Avantage Inconvénient
Aucune configuration par l’utilisateur n’est nécessaire L’utilisateur n’a pas conscience que le greylisting est actif
Normalement, les e-mails légitimes ne sont pas perdus Des e-mails légitimes peuvent être perdus dans des cas exceptionnels
Le délai de réception peut aider à placer les expéditeurs malveillants sur la blacklist Le délai peut pousser l’utilisateur à s’interroger sur la fonctionnalité du serveur de messagerie : « Il arrive que je ne reçoive pas certains e-mails. »
Le délai peut offrir une protection contre les nouveaux malwares non encore identifiés Peut se révéler trop lent dans le cas de contenus d’e-mail limités dans le temps, par exemple avec des liens de réinitialisation de mot de passe, etc.
Contrairement à la plupart des filtres anti-spams, l’utilisation demande peu de ressources  
Une technologie très efficace, offre un grand soulagement aux serveurs de messagerie du monde entier  

Quels problèmes le greylisting comporte-t-il ?

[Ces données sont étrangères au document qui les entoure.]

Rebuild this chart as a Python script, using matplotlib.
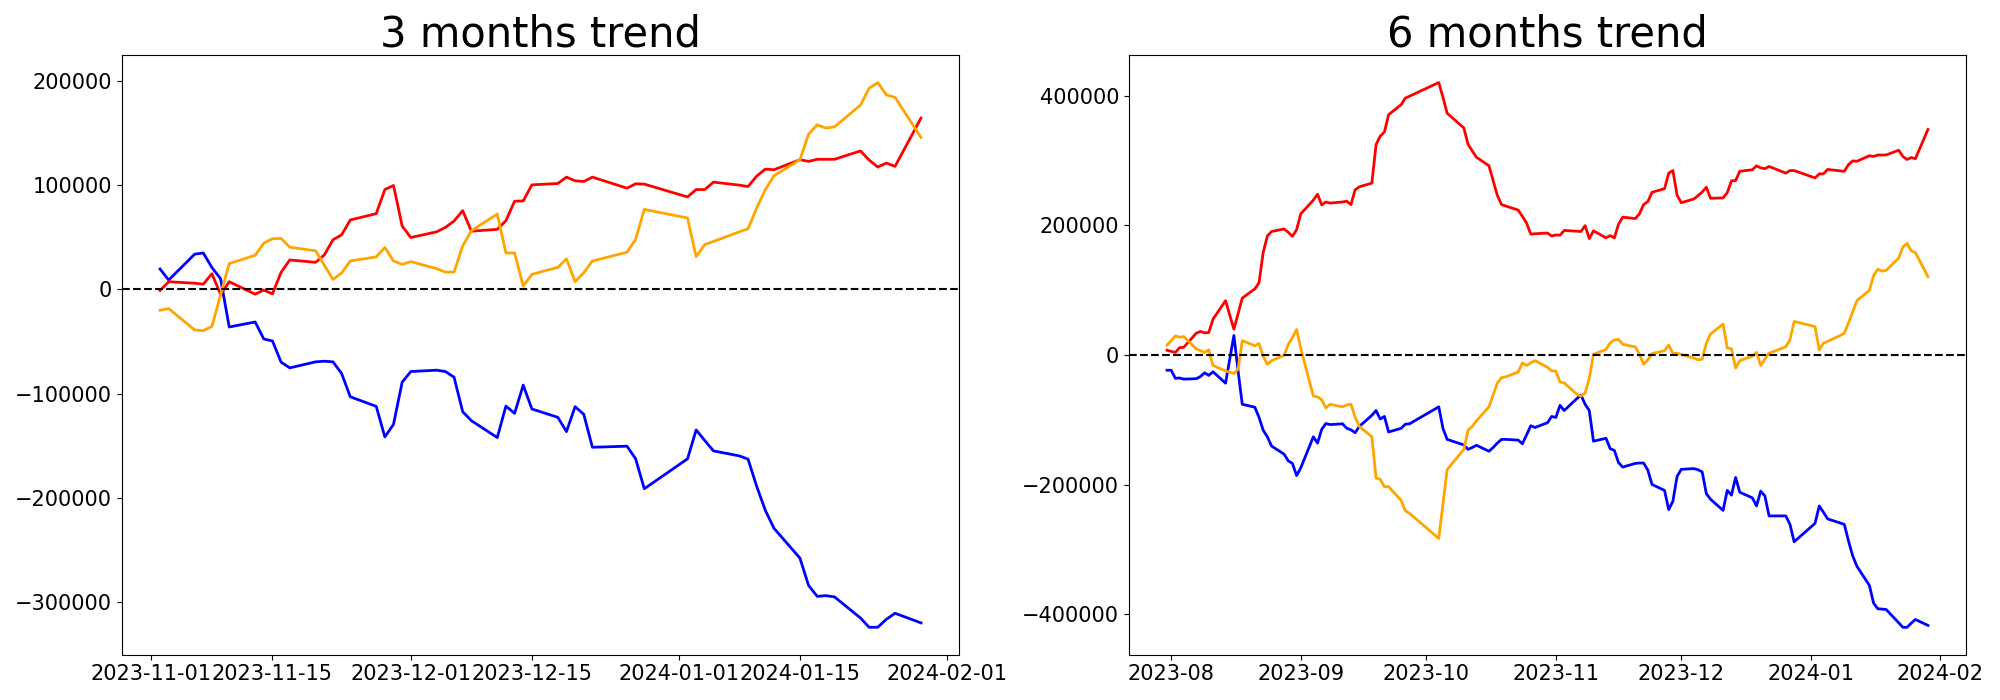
import matplotlib
matplotlib.use("Agg")
import matplotlib.pyplot as plt
import pandas as pd

# trading days (KRX holidays excluded)
holidays = ["2023-08-15", "2023-09-28", "2023-09-29", "2023-10-02", "2023-10-03",
            "2023-10-09", "2023-12-25", "2023-12-29", "2024-01-01"]
dates_6m = pd.bdate_range("2023-07-31", "2024-01-29", freq="C", holidays=holidays)
dates_3m = pd.bdate_range("2023-11-02", "2024-01-29", freq="C", holidays=holidays)

# 3 months cumulative flows
blue_3m = [19600, 9000, 33800, 35000, 21000, 10300, -36000, -31200, -47500, -49400,
           -69700, -75200, -69400, -68800, -69400, -80600, -102900, -112100, -141400, -129300,
           -88900, -78700, -77400, -78700, -84100, -117200, -125800, -142000, -111800, -118800,
           -91700, -114600, -122600, -136300, -112400, -119700, -151300, -150300, -162400, -191100,
           -162400, -134700, -144900, -154800, -159600, -162700, -188800, -211800, -229000, -257600,
           -283800, -294300, -293600, -294800, -315000, -323900, -323900, -316200, -310500, -319700]
red_3m = [-1000, 7400, 6000, 5100, 15100, -4800, 7400, -4500, -600, -4200,
          16400, 28300, 26000, 33100, 47600, 52400, 66600, 72700, 95800, 99700,
          60800, 49800, 55300, 59500, 65600, 75600, 55900, 57600, 65900, 84600,
          84900, 100300, 101600, 107700, 104200, 103500, 107700, 97100, 101300, 101000,
          88700, 95800, 95800, 102900, 100000, 98700, 108700, 115400, 114800, 124400,
          122800, 124800, 124800, 124800, 132800, 124100, 117400, 121200, 118000, 164300]
orange_3m = [-19900, -18300, -38900, -39500, -35400, -5000, 24800, 32800, 44400, 48600,
             48900, 40500, 37000, 23200, 9600, 15800, 27300, 31200, 40200, 27300,
             24100, 26700, 19900, 16700, 16700, 41800, 56300, 72300, 35000, 35000,
             3200, 14500, 21200, 29300, 7400, 16100, 27300, 35700, 48200, 76800,
             68500, 31500, 43100, 46000, 55300, 58200, 78100, 95800, 109000, 124400,
             148900, 157900, 154700, 155900, 176800, 192900, 198400, 186500, 184200, 145700]

# 6 months cumulative flows
blue_6m = [-23400, -23400, -35900, -35400, -37100, -36500, -33100, -27400, -31400, -25700,
           -43400, 30200, -24500, -75900, -80500, -95900, -115800, -126100, -140400, -152900,
           -163200, -167200, -186000, -174000, -126100, -135800, -114700, -105600, -107300, -106100,
           -113000, -115300, -119800, -110100, -93000, -85600, -98700, -94700, -118700, -113000,
           -106700, -106100, -79900, -113000, -130100, -138700, -145500, -142700, -139200, -148400,
           -142700, -135800, -130100, -130100, -131200, -136900, -123300, -109000, -111800, -104400,
           -94700, -96200, -77600, -85600, -67300, -61600, -75900, -85600, -132900, -128400,
           -144400, -147200, -166000, -172900, -167200, -166600, -166600, -177500, -199700, -208800,
           -238500, -225400, -187200, -176300, -175200, -176900, -180300, -214000, -222500, -239700,
           -208800, -216200, -188900, -211700, -220300, -232800, -210000, -217400, -248200, -248200,
           -261300, -288100, -259600, -232800, -242500, -252800, -259100, -261300, -287000, -309800,
           -325800, -355500, -382900, -391400, -392000, -392600, -413100, -420000, -420000, -413700,
           -408000, -417100]
red_6m = [7400, 5700, 4000, 11400, 12000, 33700, 36500, 34200, 34800, 55300,
          83900, 39900, 63900, 87900, 102100, 111300, 158100, 183700, 190600, 194600,
          189400, 183200, 193400, 218000, 239100, 248200, 231700, 236200, 234500, 236200,
          237400, 232200, 255100, 259600, 265300, 324700, 337800, 344100, 370900, 386300,
          396600, 399400, 420500, 397700, 373200, 350400, 325200, 315000, 305300, 292100,
          269300, 246500, 232200, 230000, 223700, 214000, 203700, 186600, 187200, 188300,
          183700, 185400, 184900, 192300, 191100, 190600, 199700, 179700, 191700, 180900,
          184300, 180900, 202000, 212800, 210600, 218000, 232200, 236800, 251100, 256800,
          280700, 284700, 246500, 235100, 240800, 245900, 251600, 259000, 241900, 242500,
          250500, 268800, 269300, 283600, 285900, 292100, 288700, 287600, 291000, 280700,
          284700, 284700, 273300, 279600, 279600, 286400, 284200, 283600, 293900, 299600,
          299000, 307600, 306400, 308700, 308700, 308700, 316100, 306400, 301800, 304700,
          303000, 348100]
orange_6m = [15400, 22300, 29700, 27400, 28500, 9700, 6800, 4000, 8000, -16000,
             -24500, -28500, -21700, 22300, 14300, 17700, -1700, -14300, -8600, -600,
             16500, 26800, 39400, 10000, -63300, -64500, -69000, -81600, -75900, -79900,
             -77000, -75900, -95900, -110100, -126100, -190000, -191700, -203100, -203100, -224200,
             -240200, -244200, -283000, -230000, -176800, -145500, -115800, -110100, -101600, -79900,
             -61600, -43400, -34800, -33700, -26200, -12000, -16000, -12000, -8600, -18800,
             -24500, -24500, -41700, -42800, -60500, -63300, -58800, -35900, 1100, 8600,
             18800, 23400, 24000, 16500, 12600, 1100, -14300, -7400, 2300, 6800,
             15400, 2300, 2900, 1100, -4600, -7400, -6300, 18300, 32500, 47900,
             10800, 9700, -20000, -8600, -1700, 4000, -16000, -6300, 2900, 12600,
             24000, 51900, 43900, 8000, 18300, 21100, 30200, 33700, 49600, 66800,
             83900, 99900, 122700, 132400, 129500, 130700, 149500, 166600, 172300, 160900,
             158100, 121000]

fig, axes = plt.subplots(1, 2, figsize=(20, 7), dpi=100)

panels = [
    (axes[0], dates_3m, blue_3m, red_3m, orange_3m, "3 months trend"),
    (axes[1], dates_6m, blue_6m, red_6m, orange_6m, "6 months trend"),
]
for ax, d, b, r, o, title in panels:
    ax.plot(d, b, color="blue", linewidth=2)
    ax.plot(d, r, color="red", linewidth=2)
    ax.plot(d, o, color="orange", linewidth=2)
    ax.axhline(0, color="black", linestyle="--", linewidth=1.5)
    ax.set_title(title, fontsize=30)
    ax.tick_params(axis="both", labelsize=15)

plt.subplots_adjust(left=0.061, right=0.983, bottom=0.065, top=0.921, wspace=0.203)
plt.savefig("out.png")
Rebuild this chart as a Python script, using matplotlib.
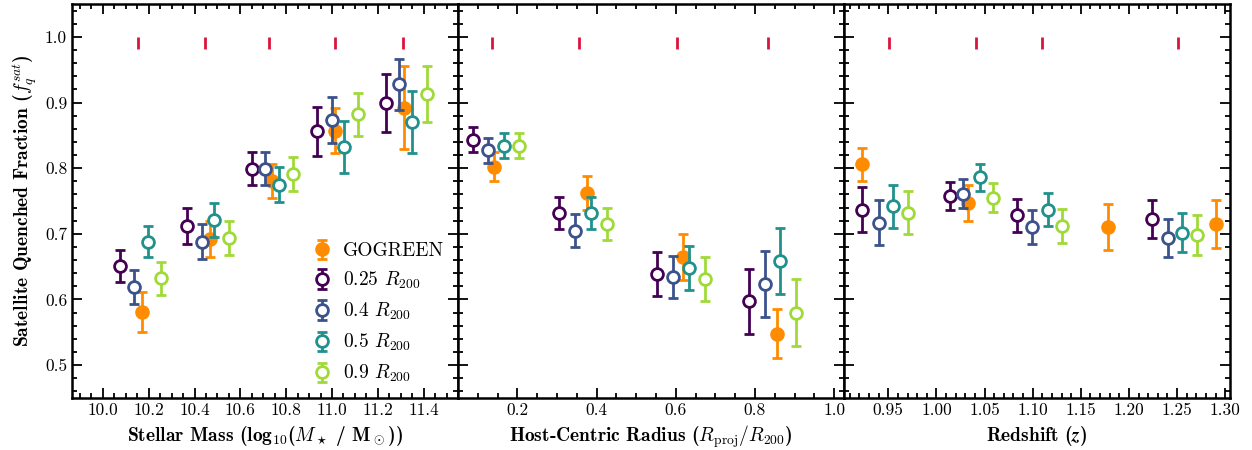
import numpy as np
import matplotlib
matplotlib.use("Agg")
from matplotlib import pyplot as plt
from matplotlib import ticker

plt.rcParams["font.family"] = "cmr10"
plt.rcParams["mathtext.fontset"] = "cm"
plt.rcParams["axes.formatter.use_mathtext"] = True

## data #####################################################################
# series order: GOGREEN, 0.25 R200, 0.4 R200, 0.5 R200, 0.9 R200
labels = ["GOGREEN", r"0.25 $R_{200}$", r"0.4 $R_{200}$",
          r"0.5 $R_{200}$", r"0.9 $R_{200}$"]
colors = ["#ff8c00", "#440154", "#3b528b", "#21918c", "#a0da39"]

# stellar mass panel
mass_x = [
    [10.172, 10.468, 10.738, 11.012, 11.313],
    [10.076, 10.368, 10.651, 10.934, 11.235],
    [10.137, 10.433, 10.708, 10.999, 11.291],
    [10.198, 10.486, 10.769, 11.052, 11.348],
    [10.255, 10.551, 10.830, 11.112, 11.413],
]
mass_y = [
    [0.581, 0.692, 0.781, 0.857, 0.892],
    [0.651, 0.712, 0.799, 0.856, 0.899],
    [0.619, 0.688, 0.799, 0.874, 0.928],
    [0.688, 0.721, 0.775, 0.832, 0.870],
    [0.632, 0.694, 0.791, 0.882, 0.913],
]
mass_err = [
    [0.030, 0.027, 0.026, 0.034, 0.063],
    [0.025, 0.027, 0.025, 0.037, 0.044],
    [0.026, 0.027, 0.025, 0.035, 0.039],
    [0.024, 0.026, 0.027, 0.040, 0.047],
    [0.025, 0.026, 0.026, 0.033, 0.042],
]
mass_bins = [10.155, 10.446, 10.725, 11.012, 11.309]

# host-centric radius panel
rad_x = [
    [0.140, 0.376, 0.618, 0.857],
    [0.087, 0.306, 0.552, 0.786],
    [0.127, 0.346, 0.592, 0.826],
    [0.165, 0.386, 0.633, 0.864],
    [0.205, 0.426, 0.673, 0.904],
]
rad_y = [
    [0.802, 0.762, 0.664, 0.548],
    [0.843, 0.732, 0.639, 0.597],
    [0.827, 0.705, 0.635, 0.624],
    [0.834, 0.732, 0.648, 0.659],
    [0.834, 0.715, 0.631, 0.580],
]
rad_err = [
    [0.022, 0.026, 0.035, 0.037],
    [0.019, 0.024, 0.033, 0.050],
    [0.019, 0.025, 0.032, 0.050],
    [0.019, 0.024, 0.033, 0.050],
    [0.019, 0.024, 0.033, 0.051],
]
rad_bins = [0.137, 0.356, 0.603, 0.834]

# redshift panel
z_x = [
    [0.923, 1.033, 1.178, 1.290],
    [0.923, 1.014, 1.084, 1.224],
    [0.940, 1.028, 1.099, 1.241],
    [0.955, 1.045, 1.116, 1.255],
    [0.970, 1.059, 1.130, 1.271],
]
z_y = [
    [0.806, 0.747, 0.710, 0.715],
    [0.737, 0.758, 0.728, 0.723],
    [0.717, 0.761, 0.710, 0.694],
    [0.742, 0.786, 0.737, 0.702],
    [0.732, 0.755, 0.712, 0.698],
]
z_err = [
    [0.025, 0.027, 0.035, 0.037],
    [0.034, 0.021, 0.025, 0.029],
    [0.034, 0.022, 0.026, 0.029],
    [0.033, 0.021, 0.025, 0.030],
    [0.033, 0.022, 0.026, 0.030],
]
z_bins = [0.951, 1.041, 1.110, 1.251]


## plot helpers #############################################################

def draw_panel(axe, X, Y, E, bins):
    for i in range(len(X)):
        if i == 0:
            axe.errorbar(X[i], Y[i], yerr=E[i], fmt="o", color=colors[i],
                         ms=9.5, elinewidth=2, capsize=3.5, capthick=2,
                         label=labels[i], zorder=2)
        else:
            axe.errorbar(X[i], Y[i], yerr=E[i], fmt="o", color=colors[i],
                         mfc="white", mec=colors[i], mew=2, ms=8.5,
                         elinewidth=2, capsize=3.5, capthick=2,
                         label=labels[i], zorder=3)
    axe.plot(bins, [0.99] * len(bins), ls="none", marker="|", ms=9,
             mew=2, color="crimson")


def style_axe(axe, xmajor, xminor):
    axe.xaxis.set_major_locator(ticker.MultipleLocator(xmajor))
    axe.xaxis.set_minor_locator(ticker.MultipleLocator(xminor))
    axe.yaxis.set_major_locator(ticker.MultipleLocator(0.1))
    axe.yaxis.set_minor_locator(ticker.MultipleLocator(0.02))
    axe.tick_params(which="both", direction="in", top=True, right=True,
                    width=1.3, labelsize=12.5)
    axe.tick_params(which="major", length=7)
    axe.tick_params(which="minor", length=3.5)
    for s in axe.spines.values():
        s.set_linewidth(1.8)


fig = plt.figure(figsize=(12.52, 4.5), dpi=100)
x0, x1 = 72 / 1252, 1230 / 1252
w = (x1 - x0) / 3
b, t = 1 - 398 / 450, 1 - 4 / 450
ax1 = fig.add_axes([x0, b, w, t - b])
ax2 = fig.add_axes([x0 + w, b, w, t - b], sharey=ax1)
ax3 = fig.add_axes([x0 + 2 * w, b, w, t - b], sharey=ax1)

draw_panel(ax1, mass_x, mass_y, mass_err, mass_bins)
draw_panel(ax2, rad_x, rad_y, rad_err, rad_bins)
draw_panel(ax3, z_x, z_y, z_err, z_bins)

style_axe(ax1, 0.2, 0.05)
style_axe(ax2, 0.2, 0.05)
style_axe(ax3, 0.05, 0.01)

ax1.set_xlim(9.865, 11.55)
ax2.set_xlim(0.05, 1.025)
ax3.set_xlim(0.904, 1.305)
ax1.set_ylim(0.45, 1.05)
ax2.tick_params(labelleft=False)
ax3.tick_params(labelleft=False)

ax1.xaxis.set_major_formatter(ticker.FormatStrFormatter("%.1f"))
ax2.xaxis.set_major_formatter(ticker.FormatStrFormatter("%.1f"))
ax3.xaxis.set_major_formatter(ticker.FormatStrFormatter("%.2f"))
ax1.yaxis.set_major_formatter(ticker.FormatStrFormatter("%.1f"))

lab = dict(fontsize=14, fontfamily="cmb10")
ax1.set_xlabel(r"Stellar Mass (log$_{\mathbf{10}}$($\boldsymbol{M_\star}$ / M$_\odot$))", **lab)
ax2.set_xlabel(r"Host-Centric Radius ($\boldsymbol{R_{\rm proj}/R_{200}}$)", **lab)
ax3.set_xlabel(r"Redshift ($\boldsymbol{z}$)", **lab)
ax1.set_ylabel(r"Satellite Quenched Fraction ($\boldsymbol{f_q^{sat}}$)", **lab)

ax1.legend(loc="lower right", frameon=False, fontsize=14,
           handletextpad=0.5, borderaxespad=0.3, labelspacing=0.5,
           handlelength=1.2)

fig.savefig("out.png", dpi=100)
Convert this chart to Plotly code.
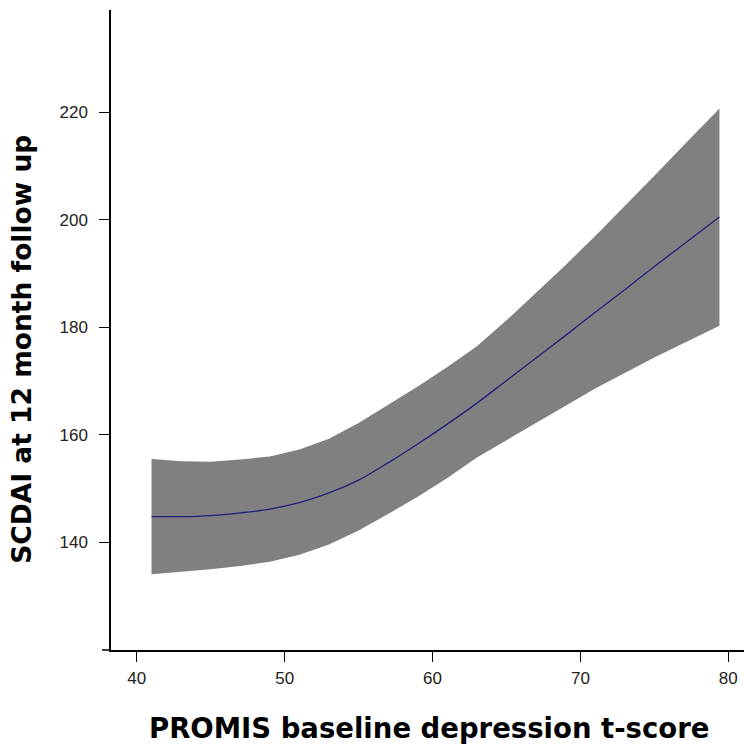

Bien que les avantages du greylisting soient attractifs, cette technologie comporte également son lot de problèmes :
  • L’adresse IP du serveur SMTP à l’origine de l’envoi doit rester la même. Si l’adresse IP du serveur SMTP de l’expéditeur change, l’e-mail sera considéré comme inconnu par le serveur SMTP du destinataire ; l’e-mail sera greylisted.
     
  • Dans certaines circonstances, la distribution échoue en cas d’erreur dans l’implémentation ou la configuration du serveur de messagerie à l’origine de l’envoi. Si le Mail Transfer Agent de l’expéditeur ne répond pas à la demande de renvoi de l’e-mail, celui-ci n’est pas distribué.
     
  • L’utilisation de ressources par les spammers peut permettre de passer à travers cette protection. En théorie, les spammers pourraient envoyer leurs e-mails à plusieurs reprises pour franchir le greylisting. Cependant, l’effort logistique nécessaire est tel qu’il n’en vaut actuellement pas la peine.
     
  • Le délai de distribution peut rendre invalides les contenus d’e-mails limités dans le temps. Ce problème est souvent observé lors de la réinitialisation des mots de passe : l’e-mail de réinitialisation du mot de passe provient d’un expéditeur jusqu’alors inconnu et reste en attente dans le greylisting du destinataire. Le temps écoulé avant que l’expéditeur ne renvoie l’e-mail est si long que le lien de réinitialisation du mot de passe ou le code de connexion a expiré.